** Begin Material shown **

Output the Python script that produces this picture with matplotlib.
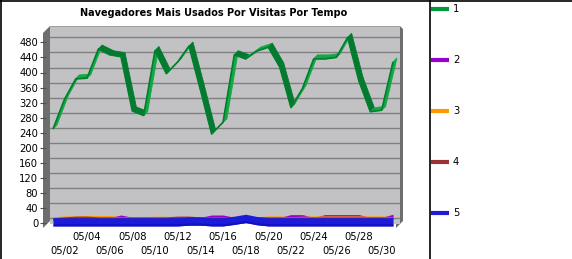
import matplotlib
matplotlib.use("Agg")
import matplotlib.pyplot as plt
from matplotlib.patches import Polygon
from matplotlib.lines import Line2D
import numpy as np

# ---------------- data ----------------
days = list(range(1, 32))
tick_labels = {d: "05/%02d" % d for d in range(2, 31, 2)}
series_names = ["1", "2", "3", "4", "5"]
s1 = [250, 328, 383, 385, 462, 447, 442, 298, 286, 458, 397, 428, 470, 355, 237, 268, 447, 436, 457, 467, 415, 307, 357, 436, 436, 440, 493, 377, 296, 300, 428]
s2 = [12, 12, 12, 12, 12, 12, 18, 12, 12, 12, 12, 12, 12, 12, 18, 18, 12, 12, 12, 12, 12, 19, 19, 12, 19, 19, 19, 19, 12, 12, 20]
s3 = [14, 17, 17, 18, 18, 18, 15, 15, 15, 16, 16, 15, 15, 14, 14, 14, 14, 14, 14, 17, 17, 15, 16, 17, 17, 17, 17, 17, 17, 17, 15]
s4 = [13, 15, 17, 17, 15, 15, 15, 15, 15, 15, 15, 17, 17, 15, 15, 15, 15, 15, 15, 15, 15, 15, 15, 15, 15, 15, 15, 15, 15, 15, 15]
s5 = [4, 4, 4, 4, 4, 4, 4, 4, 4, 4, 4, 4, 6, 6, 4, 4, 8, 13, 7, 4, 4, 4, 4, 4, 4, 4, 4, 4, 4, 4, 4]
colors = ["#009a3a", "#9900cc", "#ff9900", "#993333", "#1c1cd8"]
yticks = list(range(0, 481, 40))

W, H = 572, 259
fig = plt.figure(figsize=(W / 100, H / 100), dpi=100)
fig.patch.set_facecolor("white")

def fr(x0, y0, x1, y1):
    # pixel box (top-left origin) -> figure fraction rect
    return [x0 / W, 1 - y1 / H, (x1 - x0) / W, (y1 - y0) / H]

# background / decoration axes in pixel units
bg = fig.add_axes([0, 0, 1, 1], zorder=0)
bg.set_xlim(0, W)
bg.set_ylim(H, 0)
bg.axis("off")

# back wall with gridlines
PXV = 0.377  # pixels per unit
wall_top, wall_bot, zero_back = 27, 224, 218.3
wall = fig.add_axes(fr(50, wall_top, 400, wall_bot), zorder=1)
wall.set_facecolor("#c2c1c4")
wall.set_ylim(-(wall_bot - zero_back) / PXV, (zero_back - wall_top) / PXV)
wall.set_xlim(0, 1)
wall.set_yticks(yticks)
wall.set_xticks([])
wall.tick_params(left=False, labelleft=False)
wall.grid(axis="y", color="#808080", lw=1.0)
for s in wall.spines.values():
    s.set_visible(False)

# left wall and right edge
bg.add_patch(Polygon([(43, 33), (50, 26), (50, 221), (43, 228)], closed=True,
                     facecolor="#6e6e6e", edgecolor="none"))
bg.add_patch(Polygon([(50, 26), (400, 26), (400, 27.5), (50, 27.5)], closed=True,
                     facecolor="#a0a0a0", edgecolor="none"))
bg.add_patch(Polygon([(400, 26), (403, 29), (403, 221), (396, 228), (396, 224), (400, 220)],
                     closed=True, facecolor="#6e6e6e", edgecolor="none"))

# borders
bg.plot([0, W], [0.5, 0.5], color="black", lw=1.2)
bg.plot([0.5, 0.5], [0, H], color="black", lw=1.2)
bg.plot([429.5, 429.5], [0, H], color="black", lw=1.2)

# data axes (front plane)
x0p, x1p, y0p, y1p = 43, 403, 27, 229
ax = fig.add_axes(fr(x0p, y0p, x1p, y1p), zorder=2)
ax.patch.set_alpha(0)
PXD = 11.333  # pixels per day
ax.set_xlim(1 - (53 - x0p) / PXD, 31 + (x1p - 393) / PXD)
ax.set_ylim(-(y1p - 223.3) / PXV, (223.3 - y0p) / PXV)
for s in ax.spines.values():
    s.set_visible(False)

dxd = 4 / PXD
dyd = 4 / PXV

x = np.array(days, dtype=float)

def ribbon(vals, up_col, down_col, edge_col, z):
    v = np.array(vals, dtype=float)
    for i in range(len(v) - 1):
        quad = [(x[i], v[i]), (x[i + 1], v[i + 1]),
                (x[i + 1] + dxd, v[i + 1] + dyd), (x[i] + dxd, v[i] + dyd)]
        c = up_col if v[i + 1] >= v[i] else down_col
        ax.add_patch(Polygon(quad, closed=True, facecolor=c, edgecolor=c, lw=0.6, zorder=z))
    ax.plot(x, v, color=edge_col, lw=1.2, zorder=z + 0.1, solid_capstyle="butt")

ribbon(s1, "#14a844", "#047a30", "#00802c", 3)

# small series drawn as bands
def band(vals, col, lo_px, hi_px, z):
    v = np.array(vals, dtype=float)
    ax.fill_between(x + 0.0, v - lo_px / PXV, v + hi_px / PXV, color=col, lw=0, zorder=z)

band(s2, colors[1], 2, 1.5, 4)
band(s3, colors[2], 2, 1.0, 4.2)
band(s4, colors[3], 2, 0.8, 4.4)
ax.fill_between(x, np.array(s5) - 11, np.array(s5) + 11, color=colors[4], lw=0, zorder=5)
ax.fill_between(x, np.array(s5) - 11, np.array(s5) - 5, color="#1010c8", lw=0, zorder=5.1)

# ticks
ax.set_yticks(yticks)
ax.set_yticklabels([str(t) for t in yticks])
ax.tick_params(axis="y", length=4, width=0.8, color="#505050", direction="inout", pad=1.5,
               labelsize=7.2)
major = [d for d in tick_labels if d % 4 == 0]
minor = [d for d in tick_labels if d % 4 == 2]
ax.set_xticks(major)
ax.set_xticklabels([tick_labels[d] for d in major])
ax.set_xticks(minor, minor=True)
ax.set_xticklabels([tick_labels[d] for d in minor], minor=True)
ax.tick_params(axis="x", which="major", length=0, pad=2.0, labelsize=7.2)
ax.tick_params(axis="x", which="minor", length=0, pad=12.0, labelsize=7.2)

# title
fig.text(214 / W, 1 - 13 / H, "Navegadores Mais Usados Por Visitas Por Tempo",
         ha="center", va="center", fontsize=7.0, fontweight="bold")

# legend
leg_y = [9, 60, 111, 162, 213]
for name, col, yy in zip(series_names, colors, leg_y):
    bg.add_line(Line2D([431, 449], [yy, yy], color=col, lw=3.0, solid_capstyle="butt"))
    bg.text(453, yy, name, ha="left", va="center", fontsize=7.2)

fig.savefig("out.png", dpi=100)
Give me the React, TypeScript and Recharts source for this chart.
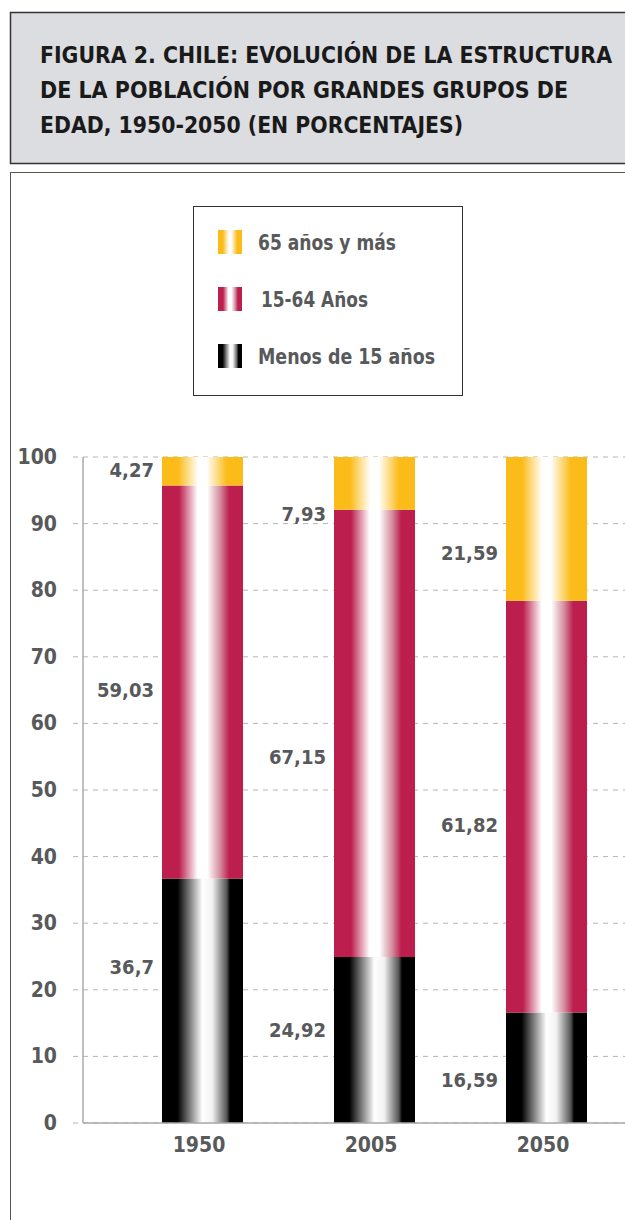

** End Material shown **

What is being asked — Everything from the top line of the data down to and including the line with "import numpy as np" is to be copied, except the pictures.

Result of this exercise —
Output the Python script that produces this picture with matplotlib.
import matplotlib
matplotlib.use("Agg")
import matplotlib.pyplot as plt
from matplotlib.patches import Polygon
from matplotlib.lines import Line2D
import numpy as np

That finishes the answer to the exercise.